El triunfo del 5 de octubre de 1988 marca el comienzo de un cambio gradual, transicional y con elementos de transacción. El carácter consensuado y consciente de las voluntades y relaciones de persuasión y fuerza de los actores involucrados implicó un itinerario acordado y reformista. La transformación política se realizó dentro de la política, al interior de su dinámica e instituciones; la gradualidad contribuyó a la adaptación progresiva de un país que no reunía condiciones democráticas y materiales que mitigaran la efervescencia del cambio en curso. El ritmo controlado, cuidado y acotado, según pertinencia, generó un trasfondo de continuidad institucional y una cultura política de acuerdos. Esa continuidad dialogada apuntó a dejar atrás la dictadura y ese giro se hizo sin perder la meta de mantener la estabilidad; la estrategia consciente y responsable fue neutralizando las características de polarización y represión propias de la dictadura militar. El establecimiento de elecciones libres, la integración de todas las perspectivas políticas y la vocación por construir mayorías disminuyó toda posibilidad de regresión hacia el autoritarismo.
Si miramos y reflexionamos en torno al 18 de octubre de 2019 la situación es muy distinta; claramente no hay gradualidad, no hay estrategia consciente y todas las ideas y acciones estuvieron envueltas en una tendencia repentina, radical y muchas veces violenta. La manifestación disruptiva tampoco mostró acuerdos internos, agenda política o alternativas para comprender potenciales cambios incrementales. Es un tiempo frente a un límite, la última carta de una generación que no vivió la dictadura, que jamás internalizó los esfuerzos por reconstruir un tejido sociopolítico y que se vio a sí misma como la primera estación de una nueva historia. Esa mezcla ambigua entre revuelta, revolución y saqueo sacudió nuestros valores, inercias y proyecciones. Desde el fenómeno hay una explosión impredecible, muy similar a las erupciones con muchos avisos previos, pero sin coordenadas del todo precisas.
La ruptura simbólica buscó redefinir nuestra historia presente y lo hizo quemando la modernidad, derribando monumentos del pasado y apropiándose de la materialidad esquiva.
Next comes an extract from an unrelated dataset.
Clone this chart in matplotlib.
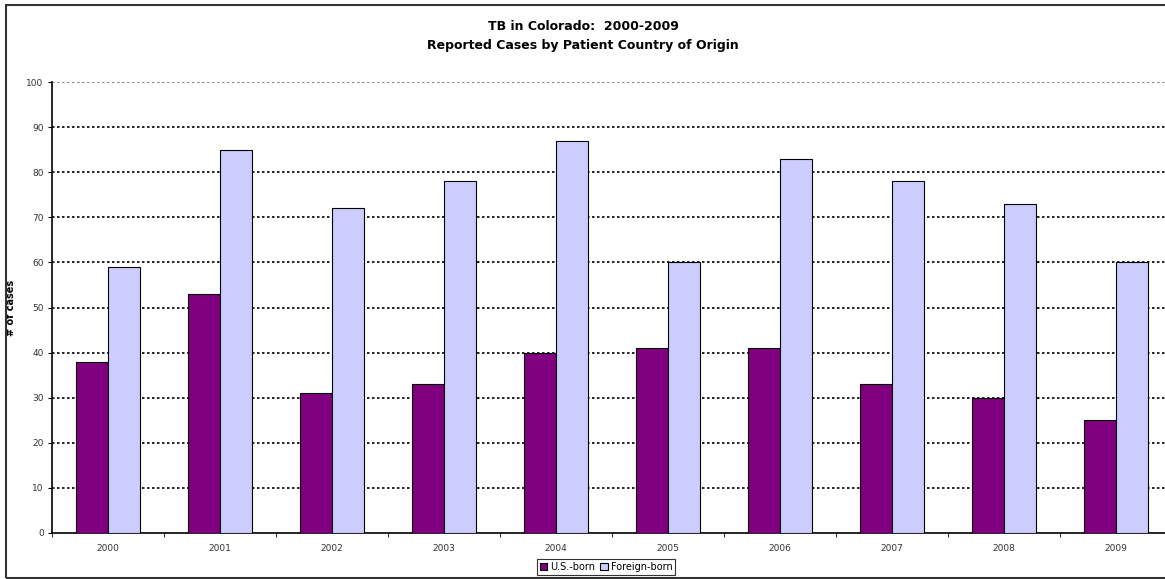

La idea era demoler los vestigios de todo autoritarismo histórico, vestigios próximos del pinochetismo y las conexiones con todo status quo. El valor del 5 de octubre reside justamente en la conciencia del todo, en la articulación de las diferencias desde la restauración política e institucional; alguien podría argumentar que aquello es una obviedad considerando el pasado dictatorial. El punto aquí es otro, con dictadura o sin dictadura la estabilidad institucional permite certidumbre jurídica y económica, integración de actores, partidos y organizaciones clave de nuestra sociedad. De alguna u otra forma la postura disruptiva inventó un antagonismo radicalizado, forzó una interpretación bélica y estableció, desde la percepción, la existencia de componentes dictatoriales al interior del gobierno de turno.
Lo anterior, confirma el intento por acelerar los procesos, polarizar las relaciones sociopolíticas y consolidar la absoluta necesidad de cambio constitucional. La ideologización, fragmentación y contradicciones de los hechos de aquel tiempo solo alcanzaron para convenir un acuerdo procedimental que pavimentó los proyectos constitucionales posteriores. Los fundamentos y dinámicas sociológicas de toda democracia fueron pasados por alto; por ello sigue pendiente el pacto social profundo, ese pacto que desde la sociedad confirma nuestras cercanías y lejanías políticas.
Los octubres diferentes responden a (in)comprensiones de realidad muy diversas y ello invita reflexionar sobre la conciencia y responsabilidad de nuestras autoridades, ciudadanía e instituciones. Lo del 5 de octubre de 1988 rebasa incluso su contingencia y significa no solo la restauración democrática sino también la construcción de un caminar pacífico, gradual, evolutivo y adaptable. Probablemente sectores de derecha e izquierda viven en democracia sin haber realizado la transición valórica necesaria respecto a extremismos, fanatismos y populismos; otros sectores han retrocedido para mantener cuotas de poder. La importancia para nosotros es que el contrapunto positivo es posible porque el 5 de octubre de 1988 sigue siendo un momento al cual podemos acudir, una épica posible y realista que inauguró los mejores años de nuestra historia independiente y bajo la premisa lograda de integración de los moderados, de los dialogantes, de los reconciliados, en fin, de los demócratas.